Fabulous to see birds bouncing back after the devastation of the last few years

Breeding Success and New Hope for Rare Roseate Terns - RSPB

at Northumberland Nature Reserve

A colony of one of the UK’s rarest breeding seabirds, devastated by Avian Influenza in 2022 and 2023 has produced more chicks than ever before. A record number of 191 Roseate Tern chicks hatched this year and 92% of those young birds went on to fledge (175 fledged out of 191 hatched).

The productivity of Roseate Terns (or average number of chicks fledged per nest) was 1.39 from 126 breeding pairs and this has only been beaten once before in the history of the colony when in 2017, 111 breeding pairs fledged 1.45 chicks (155 in total). This means the island also saw its second most successful breeding season yet for Roseate Terns, but RSPB experts say it is too early to say if this is a sign of recovery from Highly Pathogenic Avian Influenza.

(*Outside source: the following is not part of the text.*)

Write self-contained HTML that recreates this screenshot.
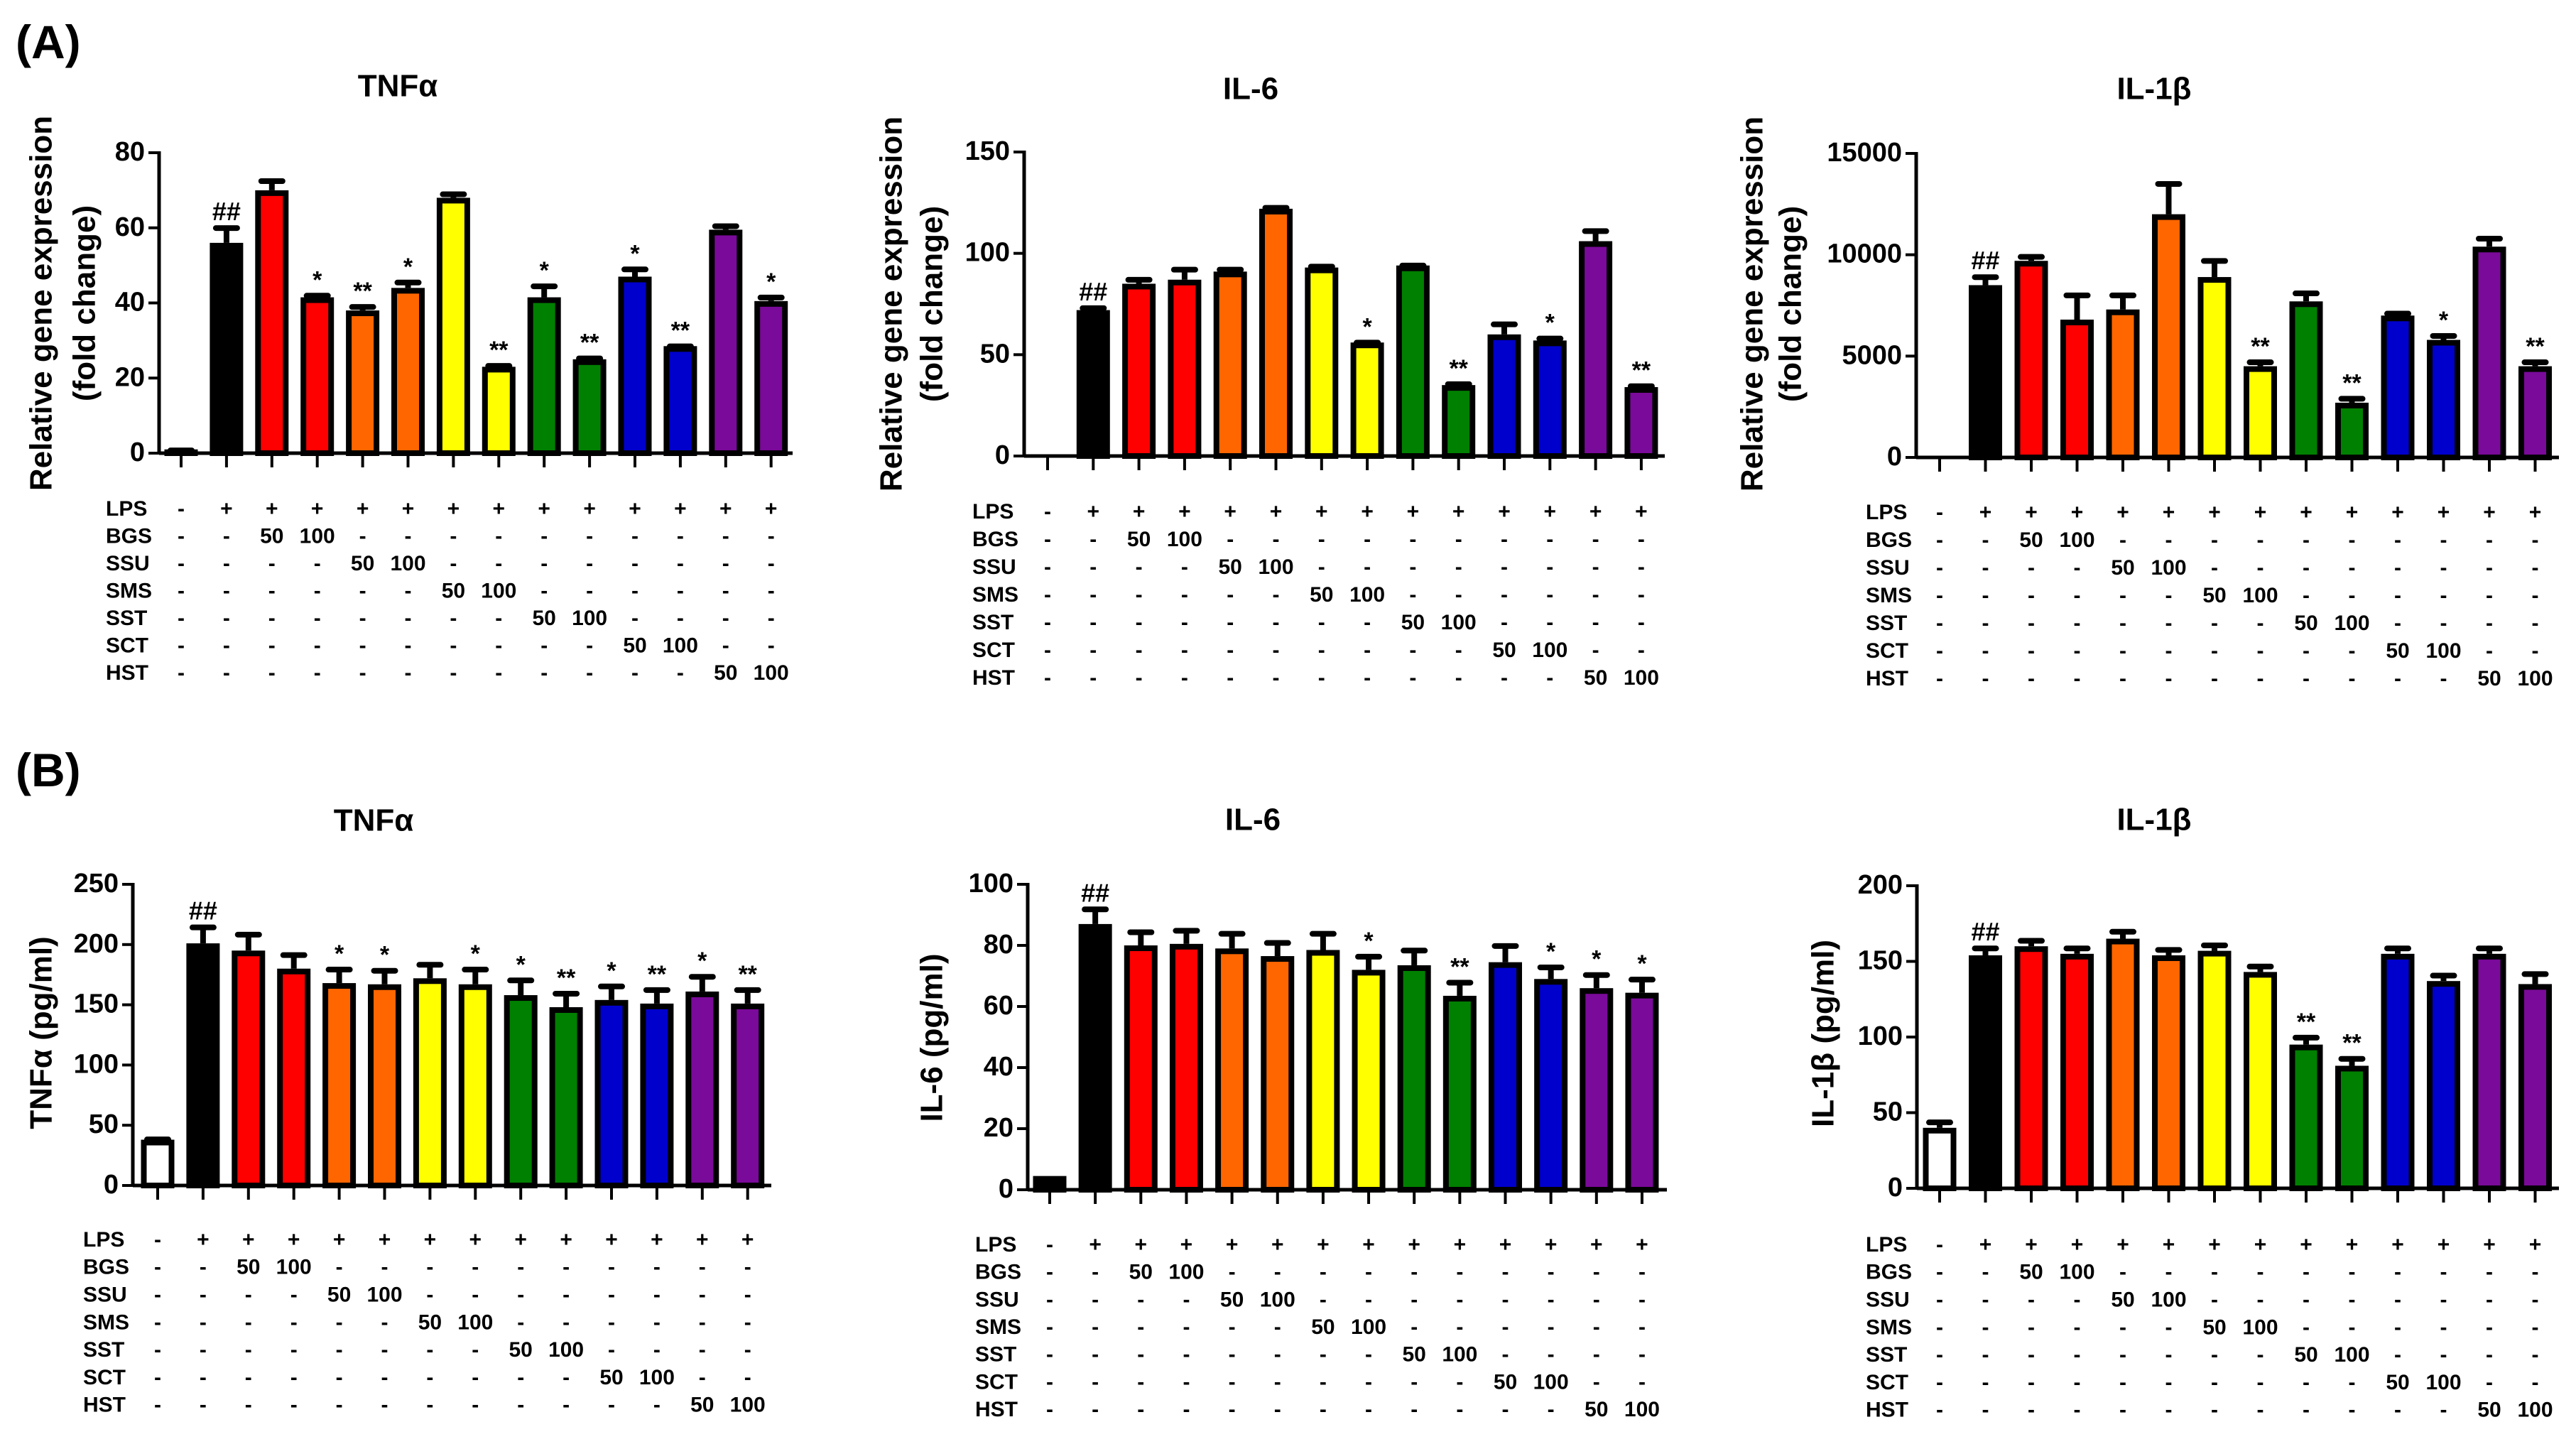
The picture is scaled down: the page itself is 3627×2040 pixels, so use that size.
<!DOCTYPE html>
<html><head><meta charset="utf-8"><style>
html,body{margin:0;padding:0;background:#fff}
svg{display:block}
text{font-family:"Liberation Sans",Arial,sans-serif;font-weight:bold;fill:#000}
</style></head><body>
<svg id="fig" width="3627" height="2040" viewBox="0 0 3627 2040" xmlns="http://www.w3.org/2000/svg">
<rect width="3627" height="2040" fill="#fff"/>
<text x="22" y="82" font-size="66">(A)</text>
<text x="22" y="1107" font-size="66">(B)</text>
</svg>
<script>
const colors = ["#000000","#000000","#ff0000","#ff0000","#ff6600","#ff6600","#ffff00","#ffff00","#008000","#008000","#0000cc","#0000cc","#7a0a99","#7a0a99"];
const rowNames = ["LPS","BGS","SSU","SMS","SST","SCT","HST"];
const rowLPS = ["-","+","+","+","+","+","+","+","+","+","+","+","+","+"];
const doses = ["50","100"];

const aTnfVals = [1,56,70,41.5,38,44,68,23,41.5,25,47,28.5,59.5,40.5];
const aTnfErr  = [0.3,4.5,3,1,1.5,2,1.5,0.8,3.5,0.8,2.5,0.5,1.5,1.5];
const aTnfSig  = ["","##","","*","**","*","","**","*","**","*","**","","*"];
const aTnfTicks = [0,20,40,60,80];

const aIl6Vals = [0,72,85,87,91,122,93,56,94,35,60,57,106,34];
const aIl6Err  = [0,2,3,6,2,1.5,1.5,1,1,1.5,6,2,6,1.5];
const aIl6Sig  = ["","##","","","","","","*","","**","","*","","**"];
const aIl6Ticks = [0,50,100,150];

const aIl1Vals = [0,8500,9700,6800,7300,12000,8900,4500,7700,2700,7000,5800,10400,4500];
const aIl1Err  = [0,500,300,1300,800,1600,900,300,500,300,200,300,500,300];
const aIl1Sig  = ["","##","","","","","","**","","**","","*","","**"];
const aIl1Ticks = [0,5000,10000,15000];

const bTnfVals = [38,201,195,180,168,167,172,167,158,148,154,151,161,151];
const bTnfErr  = [2,15,15,13,13,13,13,14,14,13,13,13,14,13];
const bTnfSig  = ["","##","","","*","*","","*","*","**","*","**","*","**"];
const bTnfTicks = [0,50,100,150,200,250];

const bIl6Vals = [4.5,87,80,80.5,79,76.5,78.5,72,73.5,63.5,74.5,69,66,64.5];
const bIl6Err  = [0,5.5,5,5,5.5,5,6,5,5.5,5,6,4.5,5,5];
const bIl6Sig  = ["","##","","","","","","*","","**","","*","*","*"];
const bIl6Ticks = [0,20,40,60,80,100];

const bIl1Vals = [40,154,160,155,165,154,157,143,95,81,155,137,155,135];
const bIl1Err  = [5,6,5,5,6,5,5,5,6,6,5,5,5,8];
const bIl1Sig  = ["","##","","","","","","","**","**","","","",""];
const bIl1Ticks = [0,50,100,150,200];

const NS="http://www.w3.org/2000/svg";
const svg=document.getElementById('fig');
function mk(tag,attrs,parent){const e=document.createElementNS(NS,tag);for(const k in attrs)e.setAttribute(k,attrs[k]);(parent||svg).appendChild(e);return e;}

function panel(p){
  const g=mk('g',{});
  
  
  const ymax=p.ticks[p.ticks.length-1];
  const Y=v=>p.y0-(v/ymax)*(p.y0-p.yTop);
  const X=i=>p.b0+i*p.sp;
  const t=mk('text',{x:p.tx,y:p.ty,'font-size':44,'text-anchor':'middle','dominant-baseline':'middle'},g);
  t.textContent=p.title;
  
  
  p.ylab.forEach((s,k)=>{
    const yl=mk('text',{x:0,y:0,'font-size':44,'text-anchor':'middle','dominant-baseline':'middle',transform:`translate(${p.ylx[k]},${p.lcy}) rotate(-90)`},g);
    yl.textContent=s;
    
    
  });
  p.vals.forEach((v,i)=>{
    const cx=X(i), w=47, bw=8;
    if(v>0){
      const top=Y(v);
      const fill=(p.white&&i===0)?'#ffffff':colors[i];
      const r=mk('rect',{x:cx-w/2+bw/2,y:top+bw/2,width:w-bw,height:Math.max(0,p.y0-top-bw/2),fill:fill,stroke:'#000','stroke-width':bw},g);
      
      
      const e=p.err[i];
      if(e>0){
        const et=Y(v+e);
        const l=mk('line',{x1:cx,x2:cx,y1:top,y2:et,stroke:'#000','stroke-width':8},g);
        
        
        const c=mk('line',{x1:cx-15,x2:cx+15,y1:et+3,y2:et+3,stroke:'#000','stroke-width':8,'stroke-linecap':'round'},g);
        
        
      }
      if(p.sig[i]){
        const s=mk('text',{x:cx,y:Y(v+e)-8,'font-size':p.sig[i]==='##'?36:34,'text-anchor':'middle'},g);
        s.textContent=p.sig[i];
        
        
      }
    }
    const tk=mk('line',{x1:cx,x2:cx,y1:p.y0,y2:p.y0+20,stroke:'#000','stroke-width':4},g);
    
    
  });
  const ya=mk('line',{x1:p.x0,x2:p.x0,y1:p.yTop-2,y2:p.y0+2,stroke:'#000','stroke-width':5},g);
  
  
  const xa=mk('line',{x1:p.x0,x2:p.xEnd,y1:p.y0,y2:p.y0,stroke:'#000','stroke-width':5},g);
  
  
  p.ticks.forEach(v=>{
    const y=Y(v);
    const l=mk('line',{x1:p.x0-15,x2:p.x0,y1:y,y2:y,stroke:'#000','stroke-width':4},g);
    
    
    const tl=mk('text',{x:p.x0-20,y:y+1,'font-size':38,'text-anchor':'end','dominant-baseline':'middle'},g);
    tl.textContent=String(v);
    
    
  });
  rowNames.forEach((rn,r)=>{
    const y=p.labY0+r*p.rowSp;
    const n=mk('text',{x:p.labX,y:y,'font-size':30,'dominant-baseline':'middle'},g);
    n.textContent=rn;
    
    
    for(let i=0;i<14;i++){
      let s;
      if(r===0) s=rowLPS[i];
      else { const a=2*r, b=2*r+1; s = i===a?doses[0]:(i===b?doses[1]:'-'); }
      const c=mk('text',{x:X(i),y:y,'font-size':30,'text-anchor':'middle','dominant-baseline':'middle'},g);
      c.textContent=s;
      
      
    }
  });
}

panel({name:'chart-a-tnfa',title:'TNFα',tx:560,ty:124,ylab:['Relative gene expression','(fold change)'],ylx:[61,122],lcy:427,
  x0:224,xEnd:1116,y0:638,yTop:215,b0:255,sp:63.9,labX:149,labY0:718,rowSp:38.5,vals:aTnfVals,err:aTnfErr,sig:aTnfSig,ticks:aTnfTicks});
panel({name:'chart-a-il6',title:'IL-6',tx:1761,ty:128,ylab:['Relative gene expression','(fold change)'],ylx:[1258,1315],lcy:428,
  x0:1442,xEnd:2344,y0:642,yTop:214,b0:1475,sp:64.3,labX:1369,labY0:722,rowSp:39,vals:aIl6Vals,err:aIl6Err,sig:aIl6Sig,ticks:aIl6Ticks});
panel({name:'chart-a-il1b',title:'IL-1β',tx:3033,ty:128,ylab:['Relative gene expression','(fold change)'],ylx:[2470,2524],lcy:428,
  x0:2698,xEnd:3603,y0:644,yTop:216,b0:2731,sp:64.5,labX:2627,labY0:723,rowSp:39,vals:aIl1Vals,err:aIl1Err,sig:aIl1Sig,ticks:aIl1Ticks});
panel({name:'chart-b-tnfa',title:'TNFα',tx:526,ty:1158,ylab:['TNFα (pg/ml)'],ylx:[61],lcy:1454,white:true,
  x0:187,xEnd:1086,y0:1669,yTop:1245,b0:222,sp:63.9,labX:117,labY0:1747,rowSp:38.8,vals:bTnfVals,err:bTnfErr,sig:bTnfSig,ticks:bTnfTicks});
panel({name:'chart-b-il6',title:'IL-6',tx:1764,ty:1157,ylab:['IL-6 (pg/ml)'],ylx:[1315],lcy:1461,
  x0:1447,xEnd:2347,y0:1675,yTop:1245,b0:1478,sp:64.15,labX:1373,labY0:1754,rowSp:38.7,vals:bIl6Vals,err:bIl6Err,sig:bIl6Sig,ticks:bIl6Ticks});
panel({name:'chart-b-il1b',title:'IL-1β',tx:3033,ty:1157,ylab:['IL-1β (pg/ml)'],ylx:[2570],lcy:1455,white:true,
  x0:2699,xEnd:3603,y0:1673,yTop:1247,b0:2731,sp:64.5,labX:2627,labY0:1754,rowSp:38.8,vals:bIl1Vals,err:bIl1Err,sig:bIl1Sig,ticks:bIl1Ticks});
</script>
</body></html>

For long lived species such as terns the recovery process could take many years and avian flu has not gone away - but the figures this year bring new hope for Coquet’s seabirds.

There was good news for Arctic Terns too, which fledged their highest number of chicks ever per pair at 1.49 and Common Terns fledged an above average number of chicks per breeding pair at 1.47 but the number of breeding pairs at 353 (compared with 1,875 Common Terns pre bird flu in early 2022) was the lowest ever recorded.